Le Greenwashing est également utilisé par des personnalités publiques ou politiques qui ont compris que les électeurs attachent de l’importance à la protection de l’environnement et communiquent en ce sens. Malheureusement, les politiques engagées concrètement ne suivent pas nécessairement les grands discours.

Le ministère de l’économie définit l’économie sociale et solidaire (ESS) comme un ensemble d’entreprises organisées sous forme de coopératives, mutuelles, associations, ou fondations, dont le fonctionnement interne et les activités sont fondés sur un principe de solidarité et d’utilité sociale.

Ces entreprises adoptent des modes de gestion démocratiques et participatifs. Elles encadrent strictement l’utilisation des bénéfices qu’elles réalisent : le profit individuel est limité et les résultats sont réinvestis. Leurs ressources financières sont généralement en partie publiques.

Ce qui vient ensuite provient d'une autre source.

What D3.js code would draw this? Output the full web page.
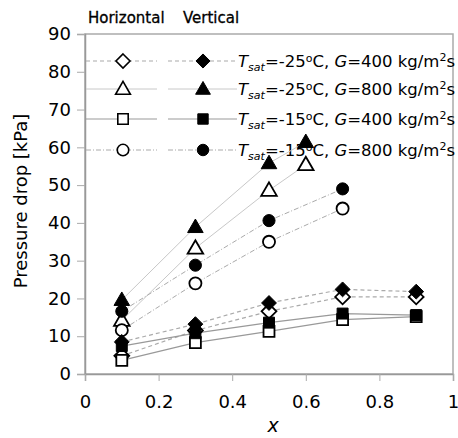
<!DOCTYPE html>
<html><head><meta charset="utf-8">
<script src="https://cdn.jsdelivr.net/npm/d3@7"></script>
<style>body{margin:0;background:#fff}text{font-family:"DejaVu Sans",Verdana,sans-serif}</style>
</head><body><svg id="c" width="458" height="438"></svg>
<script>
const xTicks = [0, 0.2, 0.4, 0.6, 0.8, 1];
const xTickLabels = ["0", "0.2", "0.4", "0.6", "0.8", "1"];
const yTicks = [0, 10, 20, 30, 40, 50, 60, 70, 80, 90];

const seriesNames = ["m25_400", "m25_800", "m15_400", "m15_800"];
const legendT = ["-25", "-25", "-15", "-15"];
const legendG = ["400", "800", "400", "800"];
const symbolsUsed = ["diamond", "triangle", "square", "circle"];

// Horizontal (open markers)
const hX_m25_400 = [0.1, 0.3, 0.5, 0.7, 0.9];
const hY_m25_400 = [4.8, 11.5, 16.6, 20.4, 20.4];
const hX_m25_800 = [0.1, 0.3, 0.5, 0.6];
const hY_m25_800 = [14.2, 33.3, 48.6, 55.4];
const hX_m15_400 = [0.1, 0.3, 0.5, 0.7, 0.9];
const hY_m15_400 = [3.6, 8.3, 11.3, 14.4, 15.2];
const hX_m15_800 = [0.1, 0.3, 0.5, 0.7];
const hY_m15_800 = [11.6, 24.0, 35.0, 43.8];
// Vertical (filled markers)
const vX_m25_400 = [0.1, 0.3, 0.5, 0.7, 0.9];
const vY_m25_400 = [8.5, 13.2, 18.8, 22.4, 21.8];
const vX_m25_800 = [0.1, 0.3, 0.5, 0.6];
const vY_m25_800 = [19.6, 38.9, 55.8, 61.4];
const vX_m15_400 = [0.1, 0.3, 0.5, 0.7, 0.9];
const vY_m15_400 = [7.4, 10.8, 13.6, 16.0, 15.6];
const vX_m15_800 = [0.1, 0.3, 0.5, 0.7];
const vY_m15_800 = [16.6, 28.8, 40.6, 49.0];

const horiz = [[hX_m25_400,hY_m25_400],[hX_m25_800,hY_m25_800],[hX_m15_400,hY_m15_400],[hX_m15_800,hY_m15_800]];
const vert = [[vX_m25_400,vY_m25_400],[vX_m25_800,vY_m25_800],[vX_m15_400,vY_m15_400],[vX_m15_800,vY_m15_800]];

const svg = d3.select("#c");
const L = 85, R = 453, T = 34, B = 374;
const x = d3.scaleLinear().domain([0,1]).range([L,R]);
const y = d3.scaleLinear().domain([0,90]).range([B,T]);

const lineStyle = [
  {stroke:"#aaa", dash:"4,3", w:1.2},
  {stroke:"#c8c8c8", dash:null, w:1},
  {stroke:"#999", dash:null, w:1.2},
  {stroke:"#aaa", dash:"5,2,1,2", w:1}
];
const squareDiamond = {draw(ctx, size){const r=Math.sqrt(size/2);ctx.moveTo(0,-r);ctx.lineTo(r,0);ctx.lineTo(0,r);ctx.lineTo(-r,0);ctx.closePath();}};
const symTypes = {diamond:squareDiamond, triangle:d3.symbolTriangle, square:d3.symbolSquare, circle:d3.symbolCircle};
const symSize = {diamond:110, triangle:105, square:120, circle:115};

// plot box
svg.append("rect").attr("x",L).attr("y",T).attr("width",R-L).attr("height",B-T)
  .attr("fill","#fff").attr("stroke","#aaa").attr("stroke-width",1.5);

// y axis
const ya = svg.append("g").attr("transform",`translate(${L},0)`)
  .call(d3.axisLeft(y).tickValues(yTicks).tickSize(8).tickPadding(6));
ya.select(".domain").attr("stroke","#999").attr("stroke-width",1.5);
ya.selectAll(".tick line").attr("stroke","#aaa");
ya.selectAll(".tick text").attr("font-size",18).attr("fill","#000");

// x axis
const xa = svg.append("g").attr("transform",`translate(0,${B})`)
  .call(d3.axisBottom(x).tickValues(xTicks).tickFormat((d,i)=>xTickLabels[i]).tickSize(7).tickPadding(14));
xa.select(".domain").attr("stroke","#999").attr("stroke-width",1.5);
xa.selectAll(".tick line").attr("stroke","#aaa");
xa.selectAll(".tick text").attr("font-size",18).attr("fill","#000");

svg.append("text").attr("x",273).attr("y",432).attr("text-anchor","middle")
  .attr("font-size",19).attr("font-style","italic").text("x");
svg.append("text").attr("transform","translate(27,201) rotate(-90)").attr("text-anchor","middle")
  .attr("font-size",18).text("Pressure drop [kPa]");

// header
svg.append("text").attr("x",88).attr("y",23).attr("font-size",15).attr("stroke","#000").attr("stroke-width",0.3).text("Horizontal");
svg.append("text").attr("x",183).attr("y",23).attr("font-size",15).attr("stroke","#000").attr("stroke-width",0.3).text("Vertical");

// legend
const rowsY = [61, 89, 119, 150];
seriesNames.forEach((s,i)=>{
  const ls = lineStyle[i], ry = rowsY[i];
  [[86,157,123,false],[168,237,203,true]].forEach(([a,b,m,filled])=>{
    svg.append("line").attr("x1",a).attr("x2",b).attr("y1",ry).attr("y2",ry)
      .attr("stroke",ls.stroke).attr("stroke-width",ls.w).attr("stroke-dasharray",ls.dash);
    const sym = symbolsUsed[i];
    svg.append("path").attr("d",d3.symbol().type(symTypes[sym]).size(symSize[sym]*0.9)())
      .attr("transform",`translate(${m},${ry + (sym==="triangle"?1:0)})`)
      .attr("fill",filled?"#000":"#fff").attr("stroke","#000").attr("stroke-width",filled?1:1.6);
  });
  const t = svg.append("text").attr("x",238).attr("y",ry+6).attr("font-size",16.5);
  t.append("tspan").attr("font-style","italic").text("T");
  t.append("tspan").attr("font-style","italic").attr("font-size",11).attr("dy",4).text("sat");
  t.append("tspan").attr("dy",-4).text("=" + legendT[i]);
  t.append("tspan").attr("font-size",11).attr("dy",-5).text("o");
  t.append("tspan").attr("dy",5).text("C, ");
  t.append("tspan").attr("font-style","italic").text("G");
  t.append("tspan").text("=" + legendG[i] + " kg/m");
  t.append("tspan").attr("font-size",11).attr("dy",-6).text("2");
  t.append("tspan").attr("dy",6).text("s");
});

// data lines
const line = d3.line().x(d=>x(d[0])).y(d=>y(d[1]));
function pts(xs,ys){return xs.map((v,j)=>[v,ys[j]]);}
[horiz, vert].forEach(group=>{
  group.forEach(([xs,ys],i)=>{
    const ls = lineStyle[i];
    svg.append("path").attr("d",line(pts(xs,ys))).attr("fill","none")
      .attr("stroke",ls.stroke).attr("stroke-width",ls.w).attr("stroke-dasharray",ls.dash);
  });
});
// markers: horizontal first, then vertical
[[horiz,false],[vert,true]].forEach(([group,filled])=>{
  group.forEach(([xs,ys],i)=>{
    const sym = symbolsUsed[i];
    svg.append("g").selectAll("path").data(pts(xs,ys)).join("path")
      .attr("d",d3.symbol().type(symTypes[sym]).size(symSize[sym])())
      .attr("transform",d=>`translate(${x(d[0])},${y(d[1]) + (sym==="triangle"?1:0)})`)
      .attr("fill",filled?"#000":"#fff").attr("stroke","#000").attr("stroke-width",filled?1:1.8);
  });
});
</script></body></html>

L’économie circulaire vise à changer de paradigme par rapport à l’économie dite linéaire, en limitant le gaspillage des ressources et l’impact environnemental, et en augmentant l’efficacité à tous les stades de l’économie des produits. Le réemploi s’inscrit dans cette logique, en permettant aux objets de retourner sur le marché, sans passer par la case “destruction”.